▶ [PROBLEM TO SOLVE] Leave out the pictures, then reproduce the rest of the material exactly.

▶ [DATA ENTRIES]
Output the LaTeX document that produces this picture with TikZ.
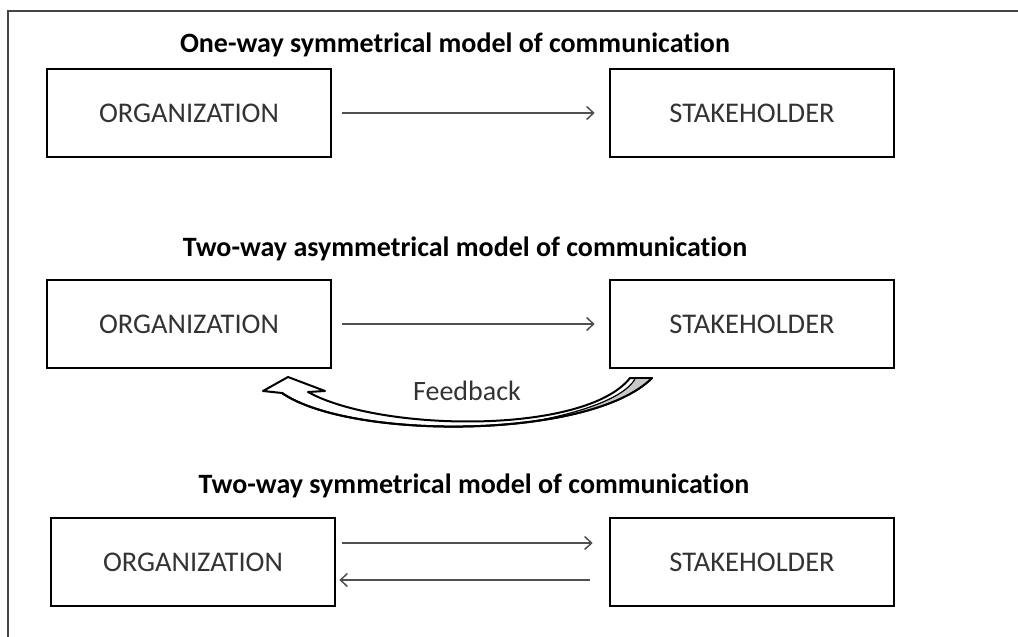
\documentclass[tikz,border=0pt]{standalone}
\usepackage{fontspec}
\setmainfont{Carlito}[RawFeature={-liga;-clig}]
\usetikzlibrary{arrows.meta}
\definecolor{framegray}{HTML}{444444}
\definecolor{arrgray}{HTML}{505050}
\definecolor{txtgray}{HTML}{333333}
\definecolor{fbgray}{HTML}{C8C8C8}
\tikzset{
  box/.style={draw=black, line width=2.6pt, minimum width=284pt, minimum height=88pt,
    inner sep=0pt, font=\fontsize{28.5}{31}\selectfont, text=txtgray},
  ttl/.style={font=\fontsize{28}{31}\selectfont\bfseries, text=black, inner sep=0pt},
  flow/.style={draw=arrgray, line width=1.5pt, -{Straight Barb[length=7pt,width=13pt,line width=1.5pt]}},
  fbarrow/.style={draw=black, line width=2pt, line join=round, fill=white},
}
\begin{document}
\begin{tikzpicture}[x=1pt,y=-1pt]
\useasboundingbox (0,0) rectangle (1018,637);
% frame (top and left edges)
\draw[framegray, line width=1.5pt] (1018,11) -- (8,11) -- (8,637);

% titles
\node[ttl] (t1) at (455,45) {One-way symmetrical model of communication};
\node[ttl] (t2) at (465,249) {Two-way asymmetrical model of communication};
\node[ttl] (t3) at (474,486) {Two-way symmetrical model of communication};

% row 1
\node[box] (o1) at (189,113) {ORGANIZATION};
\node[box] (s1) at (752,113) {STAKEHOLDER};
\draw[flow, shorten <=10pt, shorten >=14pt] (o1) -- (s1);

% row 2
\node[box] (o2) at (189,324) {ORGANIZATION};
\node[box] (s2) at (752,324) {STAKEHOLDER};
\draw[flow, shorten <=10pt, shorten >=14pt] (o2) -- (s2);

% feedback curved block arrow
\draw[fbarrow]
  (652,378) .. controls (590,440) and (350,440) .. (282,393)
  -- (263,391) -- (288,377) -- (325,391) -- (308,392)
  .. controls (380,432) and (585,435) .. (630,378) -- cycle;
\fill[fbgray] (652,378) .. controls (630.3,399.7) and (587,413.8) .. (536.5,420.9)
  .. controls (582,412) and (624,398) .. (635,379) -- cycle;
\draw[black, line width=1.2pt] (635,379) .. controls (624,398) and (582,412) .. (536.5,420.9);
\draw[black, line width=2pt, line join=round]
  (652,378) .. controls (590,440) and (350,440) .. (282,393);
\draw[black, line width=2pt, line cap=round] (630,378) -- (652,378);
\node[font=\fontsize{28}{31}\selectfont, text=txtgray, inner sep=0pt] (fb) at (467,391) {Feedback};

% row 3
\node[box] (o3) at (193,562) {ORGANIZATION};
\node[box] (s3) at (752,562) {STAKEHOLDER};
\draw[flow, shorten <=6pt, shorten >=16pt] ([yshift=19pt]o3.east) -- ([yshift=19pt]s3.west);
\draw[flow, shorten <=19pt, shorten >=3pt] ([yshift=-18pt]s3.west) -- ([yshift=-18pt]o3.east);
\end{tikzpicture}
\end{document}
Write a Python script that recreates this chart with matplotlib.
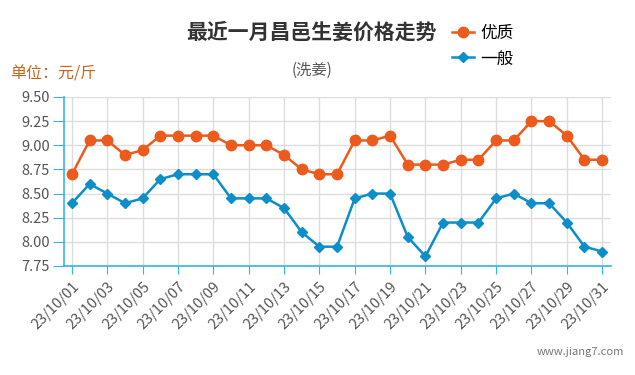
import matplotlib
matplotlib.use("Agg")
import matplotlib.pyplot as plt
import numpy as np

plt.rcParams['font.family'] = ['Noto Sans CJK SC', 'DejaVu Sans']

dates = [f"23/10/{d:02d}" for d in range(1, 32)]
premium = [8.70, 9.05, 9.05, 8.90, 8.95, 9.10, 9.10, 9.10, 9.10, 9.00, 9.00, 9.00, 8.90, 8.75, 8.70, 8.70,
           9.05, 9.05, 9.10, 8.80, 8.80, 8.80, 8.85, 8.85, 9.05, 9.05, 9.25, 9.25, 9.10, 8.85, 8.85]
normal = [8.40, 8.60, 8.50, 8.40, 8.45, 8.65, 8.70, 8.70, 8.70, 8.45, 8.45, 8.45, 8.35, 8.10, 7.95, 7.95,
          8.45, 8.50, 8.50, 8.05, 7.85, 8.20, 8.20, 8.20, 8.45, 8.50, 8.40, 8.40, 8.20, 7.95, 7.90]
y_ticks = [7.75, 8.00, 8.25, 8.50, 8.75, 9.00, 9.25, 9.50]

ORANGE = "#ec5a1c"
BLUE = "#0c8ec8"
AXIS = "#33b5e5"

fig = plt.figure(figsize=(6.35, 3.75), dpi=100)
ax = fig.add_axes([64/635, 1 - 266/375, (611 - 64)/635, (266 - 97)/375])

x = np.arange(len(dates))
ax.plot(x, premium, color=ORANGE, lw=1.8, marker="o", ms=7.5, label="优质", zorder=3)
ax.plot(x, normal, color=BLUE, lw=1.8, marker="D", ms=5.5, label="一般", zorder=3)

ax.set_xlim(-0.45, 30.5)
ax.set_ylim(7.75, 9.5)
ax.set_yticks(y_ticks)
ax.set_yticklabels([f"{v:.2f}" for v in y_ticks], fontsize=10.5, color="#555555")
ax.set_xticks(x[::2])
ax.set_xticklabels(dates[::2], rotation=45, ha="right", rotation_mode="anchor",
                   fontsize=10.5, color="#555555")
ax.tick_params(axis="x", length=6, color=AXIS, pad=4)
ax.tick_params(axis="y", length=8, color=AXIS, pad=2)
ax.grid(True, color="#dddddd", lw=1)
ax.set_axisbelow(True)
for side in ["top", "right"]:
    ax.spines[side].set_visible(False)
for side in ["left", "bottom"]:
    ax.spines[side].set_color(AXIS)
    ax.spines[side].set_linewidth(1.2)

fig.text(311/635, 1 - 32/375, "最近一月昌邑生姜价格走势", ha="center", va="center",
         fontsize=15, fontweight="bold", color="#333333")
fig.text(312/635, 1 - 70/375, "(洗姜)", ha="center", va="center", fontsize=11, color="#555555")
fig.text(10/635, 1 - 74/375, "单位：元/斤", ha="left", va="center", fontsize=11.5, color="#c8641e")
fig.text(624/635, 1 - 352/375, "www.jiang7.com", ha="right", va="center", fontsize=8, color="#777777")

leg = fig.legend(loc="upper left", bbox_to_anchor=(452/635, 1 - 25/375), frameon=False,
                 fontsize=12, handlelength=1.3, handletextpad=0.4, labelspacing=0.5,
                 borderaxespad=0, borderpad=0)

fig.savefig("out.png", dpi=100)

▶ [WORKED SOLUTION]
Output the LaTeX document that produces this picture with TikZ.
\documentclass[tikz,border=0pt]{standalone}
\usepackage{fontspec}
\setmainfont{Carlito}[RawFeature={-liga;-clig}]
\usetikzlibrary{arrows.meta}
\definecolor{framegray}{HTML}{444444}
\definecolor{arrgray}{HTML}{505050}
\definecolor{txtgray}{HTML}{333333}
\definecolor{fbgray}{HTML}{C8C8C8}
\tikzset{
  box/.style={draw=black, line width=2.6pt, minimum width=284pt, minimum height=88pt,
    inner sep=0pt, font=\fontsize{28.5}{31}\selectfont, text=txtgray},
  ttl/.style={font=\fontsize{28}{31}\selectfont\bfseries, text=black, inner sep=0pt},
  flow/.style={draw=arrgray, line width=1.5pt, -{Straight Barb[length=7pt,width=13pt,line width=1.5pt]}},
  fbarrow/.style={draw=black, line width=2pt, line join=round, fill=white},
}
\begin{document}
\begin{tikzpicture}[x=1pt,y=-1pt]
\useasboundingbox (0,0) rectangle (1018,637);
% frame (top and left edges)
\draw[framegray, line width=1.5pt] (1018,11) -- (8,11) -- (8,637);

% titles
\node[ttl] (t1) at (455,45) {One-way symmetrical model of communication};
\node[ttl] (t2) at (465,249) {Two-way asymmetrical model of communication};
\node[ttl] (t3) at (474,486) {Two-way symmetrical model of communication};

% row 1
\node[box] (o1) at (189,113) {ORGANIZATION};
\node[box] (s1) at (752,113) {STAKEHOLDER};
\draw[flow, shorten <=10pt, shorten >=14pt] (o1) -- (s1);

% row 2
\node[box] (o2) at (189,324) {ORGANIZATION};
\node[box] (s2) at (752,324) {STAKEHOLDER};
\draw[flow, shorten <=10pt, shorten >=14pt] (o2) -- (s2);

% feedback curved block arrow
\draw[fbarrow]
  (652,378) .. controls (590,440) and (350,440) .. (282,393)
  -- (263,391) -- (288,377) -- (325,391) -- (308,392)
  .. controls (380,432) and (585,435) .. (630,378) -- cycle;
\fill[fbgray] (652,378) .. controls (630.3,399.7) and (587,413.8) .. (536.5,420.9)
  .. controls (582,412) and (624,398) .. (635,379) -- cycle;
\draw[black, line width=1.2pt] (635,379) .. controls (624,398) and (582,412) .. (536.5,420.9);
\draw[black, line width=2pt, line join=round]
  (652,378) .. controls (590,440) and (350,440) .. (282,393);
\draw[black, line width=2pt, line cap=round] (630,378) -- (652,378);
\node[font=\fontsize{28}{31}\selectfont, text=txtgray, inner sep=0pt] (fb) at (467,391) {Feedback};

% row 3
\node[box] (o3) at (193,562) {ORGANIZATION};
\node[box] (s3) at (752,562) {STAKEHOLDER};
\draw[flow, shorten <=6pt, shorten >=16pt] ([yshift=19pt]o3.east) -- ([yshift=19pt]s3.west);
\draw[flow, shorten <=19pt, shorten >=3pt] ([yshift=-18pt]s3.west) -- ([yshift=-18pt]o3.east);
\end{tikzpicture}
\end{document}
Write a Python script that recreates this chart with matplotlib.
import matplotlib
matplotlib.use("Agg")
import matplotlib.pyplot as plt
import numpy as np

plt.rcParams['font.family'] = ['Noto Sans CJK SC', 'DejaVu Sans']

dates = [f"23/10/{d:02d}" for d in range(1, 32)]
premium = [8.70, 9.05, 9.05, 8.90, 8.95, 9.10, 9.10, 9.10, 9.10, 9.00, 9.00, 9.00, 8.90, 8.75, 8.70, 8.70,
           9.05, 9.05, 9.10, 8.80, 8.80, 8.80, 8.85, 8.85, 9.05, 9.05, 9.25, 9.25, 9.10, 8.85, 8.85]
normal = [8.40, 8.60, 8.50, 8.40, 8.45, 8.65, 8.70, 8.70, 8.70, 8.45, 8.45, 8.45, 8.35, 8.10, 7.95, 7.95,
          8.45, 8.50, 8.50, 8.05, 7.85, 8.20, 8.20, 8.20, 8.45, 8.50, 8.40, 8.40, 8.20, 7.95, 7.90]
y_ticks = [7.75, 8.00, 8.25, 8.50, 8.75, 9.00, 9.25, 9.50]

ORANGE = "#ec5a1c"
BLUE = "#0c8ec8"
AXIS = "#33b5e5"

fig = plt.figure(figsize=(6.35, 3.75), dpi=100)
ax = fig.add_axes([64/635, 1 - 266/375, (611 - 64)/635, (266 - 97)/375])

x = np.arange(len(dates))
ax.plot(x, premium, color=ORANGE, lw=1.8, marker="o", ms=7.5, label="优质", zorder=3)
ax.plot(x, normal, color=BLUE, lw=1.8, marker="D", ms=5.5, label="一般", zorder=3)

ax.set_xlim(-0.45, 30.5)
ax.set_ylim(7.75, 9.5)
ax.set_yticks(y_ticks)
ax.set_yticklabels([f"{v:.2f}" for v in y_ticks], fontsize=10.5, color="#555555")
ax.set_xticks(x[::2])
ax.set_xticklabels(dates[::2], rotation=45, ha="right", rotation_mode="anchor",
                   fontsize=10.5, color="#555555")
ax.tick_params(axis="x", length=6, color=AXIS, pad=4)
ax.tick_params(axis="y", length=8, color=AXIS, pad=2)
ax.grid(True, color="#dddddd", lw=1)
ax.set_axisbelow(True)
for side in ["top", "right"]:
    ax.spines[side].set_visible(False)
for side in ["left", "bottom"]:
    ax.spines[side].set_color(AXIS)
    ax.spines[side].set_linewidth(1.2)

fig.text(311/635, 1 - 32/375, "最近一月昌邑生姜价格走势", ha="center", va="center",
         fontsize=15, fontweight="bold", color="#333333")
fig.text(312/635, 1 - 70/375, "(洗姜)", ha="center", va="center", fontsize=11, color="#555555")
fig.text(10/635, 1 - 74/375, "单位：元/斤", ha="left", va="center", fontsize=11.5, color="#c8641e")
fig.text(624/635, 1 - 352/375, "www.jiang7.com", ha="right", va="center", fontsize=8, color="#777777")

leg = fig.legend(loc="upper left", bbox_to_anchor=(452/635, 1 - 25/375), frameon=False,
                 fontsize=12, handlelength=1.3, handletextpad=0.4, labelspacing=0.5,
                 borderaxespad=0, borderpad=0)

fig.savefig("out.png", dpi=100)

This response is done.